▶ Exercise objective
Give the data below again exactly as written, without its pictures.

▶ Dataset section
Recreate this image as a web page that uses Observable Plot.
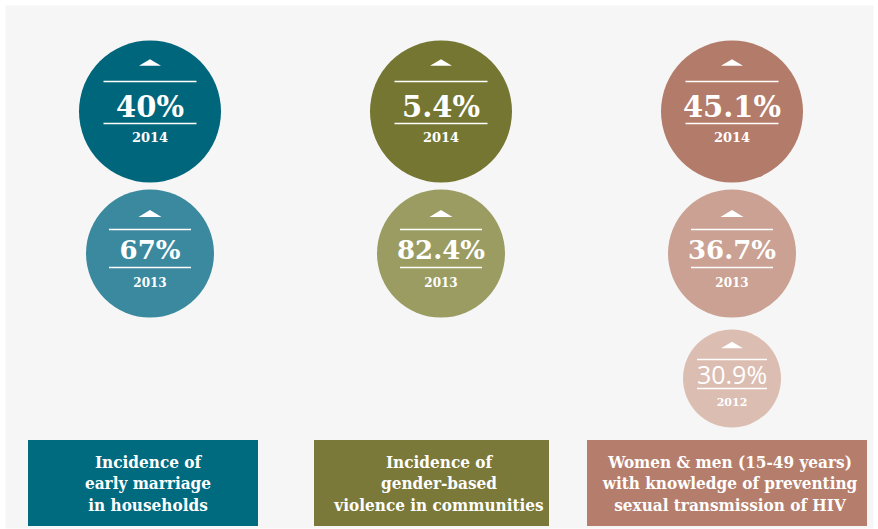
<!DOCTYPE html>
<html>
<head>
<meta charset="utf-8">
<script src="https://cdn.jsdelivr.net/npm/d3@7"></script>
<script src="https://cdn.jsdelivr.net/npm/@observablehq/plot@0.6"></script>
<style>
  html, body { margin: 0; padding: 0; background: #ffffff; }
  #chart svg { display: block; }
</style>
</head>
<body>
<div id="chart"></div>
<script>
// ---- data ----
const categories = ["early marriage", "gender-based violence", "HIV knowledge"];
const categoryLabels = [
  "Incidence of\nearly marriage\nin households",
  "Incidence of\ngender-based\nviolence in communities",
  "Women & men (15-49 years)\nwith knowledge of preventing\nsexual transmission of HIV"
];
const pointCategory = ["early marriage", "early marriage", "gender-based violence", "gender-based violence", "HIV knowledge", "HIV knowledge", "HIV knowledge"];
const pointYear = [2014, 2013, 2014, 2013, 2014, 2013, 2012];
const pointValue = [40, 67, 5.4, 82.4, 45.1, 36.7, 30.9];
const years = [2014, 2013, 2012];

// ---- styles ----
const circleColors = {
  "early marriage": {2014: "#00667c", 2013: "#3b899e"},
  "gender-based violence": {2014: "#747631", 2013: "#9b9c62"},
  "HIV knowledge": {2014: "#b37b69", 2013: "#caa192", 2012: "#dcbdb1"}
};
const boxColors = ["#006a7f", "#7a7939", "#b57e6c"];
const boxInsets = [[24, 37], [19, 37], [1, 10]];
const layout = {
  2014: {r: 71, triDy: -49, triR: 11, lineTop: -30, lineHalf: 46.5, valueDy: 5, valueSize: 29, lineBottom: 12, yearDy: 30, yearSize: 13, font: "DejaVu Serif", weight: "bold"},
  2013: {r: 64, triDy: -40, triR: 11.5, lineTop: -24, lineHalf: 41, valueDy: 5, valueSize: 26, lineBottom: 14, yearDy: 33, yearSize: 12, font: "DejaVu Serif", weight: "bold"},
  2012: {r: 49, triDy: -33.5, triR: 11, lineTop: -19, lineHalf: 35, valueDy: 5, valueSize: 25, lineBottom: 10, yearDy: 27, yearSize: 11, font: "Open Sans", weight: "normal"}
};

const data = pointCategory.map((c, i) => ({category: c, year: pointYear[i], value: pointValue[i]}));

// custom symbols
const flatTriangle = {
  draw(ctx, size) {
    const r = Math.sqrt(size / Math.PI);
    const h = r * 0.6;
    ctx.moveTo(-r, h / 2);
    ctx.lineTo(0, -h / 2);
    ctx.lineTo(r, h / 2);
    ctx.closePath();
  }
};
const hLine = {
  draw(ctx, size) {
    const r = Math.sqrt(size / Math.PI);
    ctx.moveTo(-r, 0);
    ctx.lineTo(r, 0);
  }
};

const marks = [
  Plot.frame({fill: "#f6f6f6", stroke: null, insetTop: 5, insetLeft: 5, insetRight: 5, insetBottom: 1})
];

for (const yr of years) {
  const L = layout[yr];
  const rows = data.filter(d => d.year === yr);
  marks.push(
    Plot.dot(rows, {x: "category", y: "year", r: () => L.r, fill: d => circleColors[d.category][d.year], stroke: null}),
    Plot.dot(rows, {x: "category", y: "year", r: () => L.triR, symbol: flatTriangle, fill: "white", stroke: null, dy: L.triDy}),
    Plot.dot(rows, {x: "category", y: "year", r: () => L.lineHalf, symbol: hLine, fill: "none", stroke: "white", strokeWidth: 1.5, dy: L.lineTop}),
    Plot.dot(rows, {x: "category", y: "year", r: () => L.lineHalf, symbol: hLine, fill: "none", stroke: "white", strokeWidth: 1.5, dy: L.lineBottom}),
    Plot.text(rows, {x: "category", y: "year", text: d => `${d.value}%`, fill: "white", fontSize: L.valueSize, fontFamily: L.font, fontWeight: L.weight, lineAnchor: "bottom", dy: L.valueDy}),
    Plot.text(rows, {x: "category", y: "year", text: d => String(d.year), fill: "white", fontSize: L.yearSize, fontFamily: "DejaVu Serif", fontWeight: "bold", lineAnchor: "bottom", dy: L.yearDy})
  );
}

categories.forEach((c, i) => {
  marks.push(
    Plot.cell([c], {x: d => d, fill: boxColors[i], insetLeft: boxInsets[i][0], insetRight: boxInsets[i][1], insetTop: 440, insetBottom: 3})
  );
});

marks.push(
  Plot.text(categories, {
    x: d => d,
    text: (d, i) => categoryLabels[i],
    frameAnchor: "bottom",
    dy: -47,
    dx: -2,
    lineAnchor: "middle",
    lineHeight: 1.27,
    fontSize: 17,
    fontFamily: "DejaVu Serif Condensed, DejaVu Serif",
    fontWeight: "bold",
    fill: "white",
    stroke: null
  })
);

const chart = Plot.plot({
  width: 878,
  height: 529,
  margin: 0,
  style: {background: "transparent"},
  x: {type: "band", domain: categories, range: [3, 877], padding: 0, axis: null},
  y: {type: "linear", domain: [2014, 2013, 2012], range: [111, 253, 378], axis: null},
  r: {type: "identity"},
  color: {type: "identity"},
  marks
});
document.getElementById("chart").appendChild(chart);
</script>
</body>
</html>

▶ Result below
Recreate this image as a web page that uses Observable Plot.
<!DOCTYPE html>
<html>
<head>
<meta charset="utf-8">
<script src="https://cdn.jsdelivr.net/npm/d3@7"></script>
<script src="https://cdn.jsdelivr.net/npm/@observablehq/plot@0.6"></script>
<style>
  html, body { margin: 0; padding: 0; background: #ffffff; }
  #chart svg { display: block; }
</style>
</head>
<body>
<div id="chart"></div>
<script>
// ---- data ----
const categories = ["early marriage", "gender-based violence", "HIV knowledge"];
const categoryLabels = [
  "Incidence of\nearly marriage\nin households",
  "Incidence of\ngender-based\nviolence in communities",
  "Women & men (15-49 years)\nwith knowledge of preventing\nsexual transmission of HIV"
];
const pointCategory = ["early marriage", "early marriage", "gender-based violence", "gender-based violence", "HIV knowledge", "HIV knowledge", "HIV knowledge"];
const pointYear = [2014, 2013, 2014, 2013, 2014, 2013, 2012];
const pointValue = [40, 67, 5.4, 82.4, 45.1, 36.7, 30.9];
const years = [2014, 2013, 2012];

// ---- styles ----
const circleColors = {
  "early marriage": {2014: "#00667c", 2013: "#3b899e"},
  "gender-based violence": {2014: "#747631", 2013: "#9b9c62"},
  "HIV knowledge": {2014: "#b37b69", 2013: "#caa192", 2012: "#dcbdb1"}
};
const boxColors = ["#006a7f", "#7a7939", "#b57e6c"];
const boxInsets = [[24, 37], [19, 37], [1, 10]];
const layout = {
  2014: {r: 71, triDy: -49, triR: 11, lineTop: -30, lineHalf: 46.5, valueDy: 5, valueSize: 29, lineBottom: 12, yearDy: 30, yearSize: 13, font: "DejaVu Serif", weight: "bold"},
  2013: {r: 64, triDy: -40, triR: 11.5, lineTop: -24, lineHalf: 41, valueDy: 5, valueSize: 26, lineBottom: 14, yearDy: 33, yearSize: 12, font: "DejaVu Serif", weight: "bold"},
  2012: {r: 49, triDy: -33.5, triR: 11, lineTop: -19, lineHalf: 35, valueDy: 5, valueSize: 25, lineBottom: 10, yearDy: 27, yearSize: 11, font: "Open Sans", weight: "normal"}
};

const data = pointCategory.map((c, i) => ({category: c, year: pointYear[i], value: pointValue[i]}));

// custom symbols
const flatTriangle = {
  draw(ctx, size) {
    const r = Math.sqrt(size / Math.PI);
    const h = r * 0.6;
    ctx.moveTo(-r, h / 2);
    ctx.lineTo(0, -h / 2);
    ctx.lineTo(r, h / 2);
    ctx.closePath();
  }
};
const hLine = {
  draw(ctx, size) {
    const r = Math.sqrt(size / Math.PI);
    ctx.moveTo(-r, 0);
    ctx.lineTo(r, 0);
  }
};

const marks = [
  Plot.frame({fill: "#f6f6f6", stroke: null, insetTop: 5, insetLeft: 5, insetRight: 5, insetBottom: 1})
];

for (const yr of years) {
  const L = layout[yr];
  const rows = data.filter(d => d.year === yr);
  marks.push(
    Plot.dot(rows, {x: "category", y: "year", r: () => L.r, fill: d => circleColors[d.category][d.year], stroke: null}),
    Plot.dot(rows, {x: "category", y: "year", r: () => L.triR, symbol: flatTriangle, fill: "white", stroke: null, dy: L.triDy}),
    Plot.dot(rows, {x: "category", y: "year", r: () => L.lineHalf, symbol: hLine, fill: "none", stroke: "white", strokeWidth: 1.5, dy: L.lineTop}),
    Plot.dot(rows, {x: "category", y: "year", r: () => L.lineHalf, symbol: hLine, fill: "none", stroke: "white", strokeWidth: 1.5, dy: L.lineBottom}),
    Plot.text(rows, {x: "category", y: "year", text: d => `${d.value}%`, fill: "white", fontSize: L.valueSize, fontFamily: L.font, fontWeight: L.weight, lineAnchor: "bottom", dy: L.valueDy}),
    Plot.text(rows, {x: "category", y: "year", text: d => String(d.year), fill: "white", fontSize: L.yearSize, fontFamily: "DejaVu Serif", fontWeight: "bold", lineAnchor: "bottom", dy: L.yearDy})
  );
}

categories.forEach((c, i) => {
  marks.push(
    Plot.cell([c], {x: d => d, fill: boxColors[i], insetLeft: boxInsets[i][0], insetRight: boxInsets[i][1], insetTop: 440, insetBottom: 3})
  );
});

marks.push(
  Plot.text(categories, {
    x: d => d,
    text: (d, i) => categoryLabels[i],
    frameAnchor: "bottom",
    dy: -47,
    dx: -2,
    lineAnchor: "middle",
    lineHeight: 1.27,
    fontSize: 17,
    fontFamily: "DejaVu Serif Condensed, DejaVu Serif",
    fontWeight: "bold",
    fill: "white",
    stroke: null
  })
);

const chart = Plot.plot({
  width: 878,
  height: 529,
  margin: 0,
  style: {background: "transparent"},
  x: {type: "band", domain: categories, range: [3, 877], padding: 0, axis: null},
  y: {type: "linear", domain: [2014, 2013, 2012], range: [111, 253, 378], axis: null},
  r: {type: "identity"},
  color: {type: "identity"},
  marks
});
document.getElementById("chart").appendChild(chart);
</script>
</body>
</html>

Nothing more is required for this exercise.